TASK >> Leave out the pictures and set down exactly the lines from the start of the listing through the one with "from bokeh.resources import INLINE", both included.

DATA >>
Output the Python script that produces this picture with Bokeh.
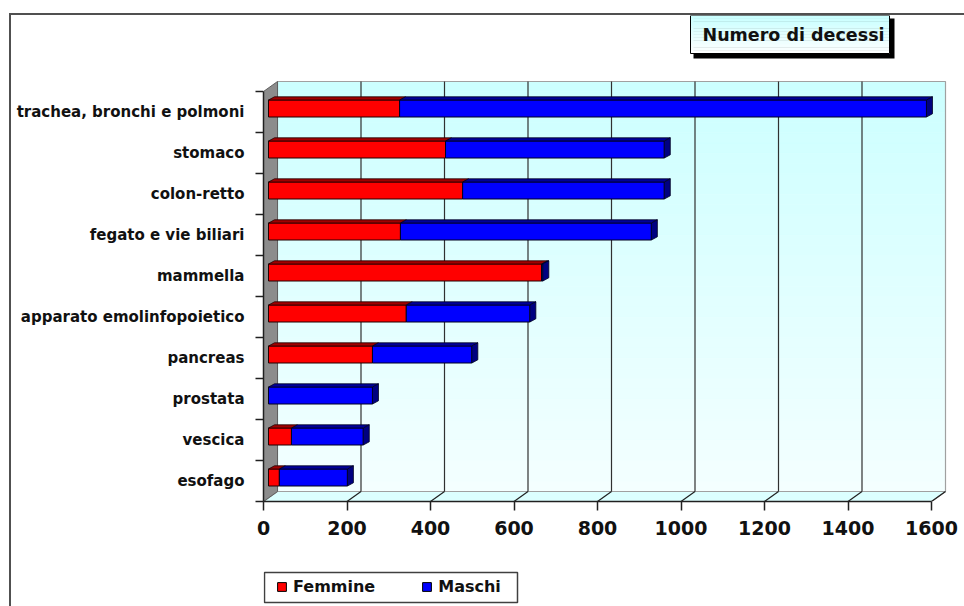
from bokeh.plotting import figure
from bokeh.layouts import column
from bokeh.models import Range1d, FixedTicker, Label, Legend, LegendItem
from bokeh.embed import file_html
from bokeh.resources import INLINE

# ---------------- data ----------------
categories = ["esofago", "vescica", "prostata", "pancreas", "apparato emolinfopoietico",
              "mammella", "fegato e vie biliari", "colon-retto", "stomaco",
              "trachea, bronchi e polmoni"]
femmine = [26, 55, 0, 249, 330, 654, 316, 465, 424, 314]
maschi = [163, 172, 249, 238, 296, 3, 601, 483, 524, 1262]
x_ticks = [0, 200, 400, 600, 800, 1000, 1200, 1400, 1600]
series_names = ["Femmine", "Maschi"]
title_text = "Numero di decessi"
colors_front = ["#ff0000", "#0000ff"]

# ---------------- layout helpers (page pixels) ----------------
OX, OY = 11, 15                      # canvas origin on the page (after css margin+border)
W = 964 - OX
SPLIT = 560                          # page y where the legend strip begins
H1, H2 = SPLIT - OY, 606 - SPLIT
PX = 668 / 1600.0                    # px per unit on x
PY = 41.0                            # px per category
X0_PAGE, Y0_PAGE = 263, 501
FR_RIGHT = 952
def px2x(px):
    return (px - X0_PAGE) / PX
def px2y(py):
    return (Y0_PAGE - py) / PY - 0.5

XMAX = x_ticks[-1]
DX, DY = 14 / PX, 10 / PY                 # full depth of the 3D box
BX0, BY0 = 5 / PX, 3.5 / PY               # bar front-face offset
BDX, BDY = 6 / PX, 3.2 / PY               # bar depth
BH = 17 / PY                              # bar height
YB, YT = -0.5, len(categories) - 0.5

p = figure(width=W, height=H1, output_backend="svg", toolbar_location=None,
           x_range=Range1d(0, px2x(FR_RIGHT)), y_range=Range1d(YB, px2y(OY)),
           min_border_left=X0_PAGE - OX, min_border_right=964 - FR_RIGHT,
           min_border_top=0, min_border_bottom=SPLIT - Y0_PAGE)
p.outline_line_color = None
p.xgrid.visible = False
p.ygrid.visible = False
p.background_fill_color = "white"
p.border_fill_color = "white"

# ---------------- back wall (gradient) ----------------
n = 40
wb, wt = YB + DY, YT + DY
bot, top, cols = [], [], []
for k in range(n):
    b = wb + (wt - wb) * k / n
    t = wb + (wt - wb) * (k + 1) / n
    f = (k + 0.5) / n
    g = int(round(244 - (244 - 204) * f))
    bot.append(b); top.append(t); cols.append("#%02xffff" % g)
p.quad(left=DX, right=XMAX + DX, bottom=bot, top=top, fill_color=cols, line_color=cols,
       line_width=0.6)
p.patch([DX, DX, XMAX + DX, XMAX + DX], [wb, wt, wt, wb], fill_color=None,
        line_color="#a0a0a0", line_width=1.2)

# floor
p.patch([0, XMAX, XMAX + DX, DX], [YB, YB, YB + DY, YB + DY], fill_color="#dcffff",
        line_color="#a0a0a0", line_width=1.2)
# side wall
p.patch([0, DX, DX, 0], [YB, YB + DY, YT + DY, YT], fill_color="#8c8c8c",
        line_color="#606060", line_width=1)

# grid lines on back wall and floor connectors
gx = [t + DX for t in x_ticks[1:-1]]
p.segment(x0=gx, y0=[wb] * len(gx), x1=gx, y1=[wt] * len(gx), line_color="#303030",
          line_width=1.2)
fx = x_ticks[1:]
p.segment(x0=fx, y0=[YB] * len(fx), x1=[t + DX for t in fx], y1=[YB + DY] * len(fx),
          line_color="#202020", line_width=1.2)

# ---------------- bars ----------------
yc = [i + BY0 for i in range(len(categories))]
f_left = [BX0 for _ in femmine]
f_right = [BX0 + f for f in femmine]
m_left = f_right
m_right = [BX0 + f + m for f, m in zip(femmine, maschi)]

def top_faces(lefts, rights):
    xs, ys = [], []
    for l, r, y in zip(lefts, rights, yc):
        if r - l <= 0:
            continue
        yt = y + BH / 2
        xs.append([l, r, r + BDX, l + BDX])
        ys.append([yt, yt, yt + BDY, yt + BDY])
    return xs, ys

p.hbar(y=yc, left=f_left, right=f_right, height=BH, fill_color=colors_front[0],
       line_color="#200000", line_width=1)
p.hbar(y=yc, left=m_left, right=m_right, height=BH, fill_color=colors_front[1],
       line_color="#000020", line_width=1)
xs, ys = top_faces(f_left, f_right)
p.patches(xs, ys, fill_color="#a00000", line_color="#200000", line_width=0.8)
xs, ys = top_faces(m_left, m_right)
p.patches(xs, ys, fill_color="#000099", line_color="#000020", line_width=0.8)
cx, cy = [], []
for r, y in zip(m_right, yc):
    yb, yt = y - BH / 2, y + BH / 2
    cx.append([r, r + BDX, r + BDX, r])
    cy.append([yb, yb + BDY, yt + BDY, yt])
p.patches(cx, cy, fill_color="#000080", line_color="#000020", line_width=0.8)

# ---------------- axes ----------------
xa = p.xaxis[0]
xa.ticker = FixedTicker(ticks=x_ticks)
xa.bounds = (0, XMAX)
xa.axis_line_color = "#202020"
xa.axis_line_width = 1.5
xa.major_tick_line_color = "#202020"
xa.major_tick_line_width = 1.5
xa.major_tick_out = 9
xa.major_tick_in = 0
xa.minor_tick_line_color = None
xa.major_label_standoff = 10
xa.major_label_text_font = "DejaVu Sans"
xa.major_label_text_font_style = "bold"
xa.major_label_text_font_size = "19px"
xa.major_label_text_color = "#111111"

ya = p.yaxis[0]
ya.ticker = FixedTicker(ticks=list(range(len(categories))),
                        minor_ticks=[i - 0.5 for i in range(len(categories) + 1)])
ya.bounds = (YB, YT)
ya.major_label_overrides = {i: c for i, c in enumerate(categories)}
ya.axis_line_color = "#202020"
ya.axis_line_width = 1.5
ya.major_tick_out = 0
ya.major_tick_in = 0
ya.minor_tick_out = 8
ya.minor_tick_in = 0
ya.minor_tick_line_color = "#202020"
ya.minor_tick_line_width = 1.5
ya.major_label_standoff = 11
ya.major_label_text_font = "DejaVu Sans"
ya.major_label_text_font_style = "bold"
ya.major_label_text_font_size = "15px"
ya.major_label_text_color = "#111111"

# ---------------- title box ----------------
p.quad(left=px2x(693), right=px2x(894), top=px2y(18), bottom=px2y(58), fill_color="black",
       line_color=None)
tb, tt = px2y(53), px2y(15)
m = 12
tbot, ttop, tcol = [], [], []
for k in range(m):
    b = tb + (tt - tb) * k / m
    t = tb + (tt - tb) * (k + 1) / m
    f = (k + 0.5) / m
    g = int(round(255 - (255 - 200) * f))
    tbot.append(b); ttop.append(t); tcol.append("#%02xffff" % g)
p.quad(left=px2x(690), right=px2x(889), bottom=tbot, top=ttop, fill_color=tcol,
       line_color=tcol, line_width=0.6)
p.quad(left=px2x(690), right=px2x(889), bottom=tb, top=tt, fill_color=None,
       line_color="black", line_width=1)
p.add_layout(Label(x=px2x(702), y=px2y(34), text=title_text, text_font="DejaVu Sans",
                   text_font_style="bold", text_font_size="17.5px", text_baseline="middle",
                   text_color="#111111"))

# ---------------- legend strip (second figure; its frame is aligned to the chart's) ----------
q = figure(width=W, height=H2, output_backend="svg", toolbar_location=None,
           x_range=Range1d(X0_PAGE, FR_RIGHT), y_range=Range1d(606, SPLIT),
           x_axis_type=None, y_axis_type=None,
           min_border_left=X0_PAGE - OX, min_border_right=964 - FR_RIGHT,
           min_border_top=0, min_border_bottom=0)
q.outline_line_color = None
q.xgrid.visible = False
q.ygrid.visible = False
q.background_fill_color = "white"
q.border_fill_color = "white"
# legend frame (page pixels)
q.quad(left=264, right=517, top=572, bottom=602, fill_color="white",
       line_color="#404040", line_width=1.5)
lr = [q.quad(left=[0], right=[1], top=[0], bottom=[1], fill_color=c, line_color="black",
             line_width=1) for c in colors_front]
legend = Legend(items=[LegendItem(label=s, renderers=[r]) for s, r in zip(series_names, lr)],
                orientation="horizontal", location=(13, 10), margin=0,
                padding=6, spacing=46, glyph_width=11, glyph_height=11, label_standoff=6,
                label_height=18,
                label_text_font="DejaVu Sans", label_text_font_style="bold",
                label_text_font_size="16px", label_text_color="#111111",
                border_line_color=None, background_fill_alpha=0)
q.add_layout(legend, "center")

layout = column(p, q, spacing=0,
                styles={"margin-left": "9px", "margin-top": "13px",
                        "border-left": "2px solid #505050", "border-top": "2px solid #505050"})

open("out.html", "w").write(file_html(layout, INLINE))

THE SOLUTION >>
Output the Python script that produces this picture with Bokeh.
from bokeh.plotting import figure
from bokeh.layouts import column
from bokeh.models import Range1d, FixedTicker, Label, Legend, LegendItem
from bokeh.embed import file_html
from bokeh.resources import INLINE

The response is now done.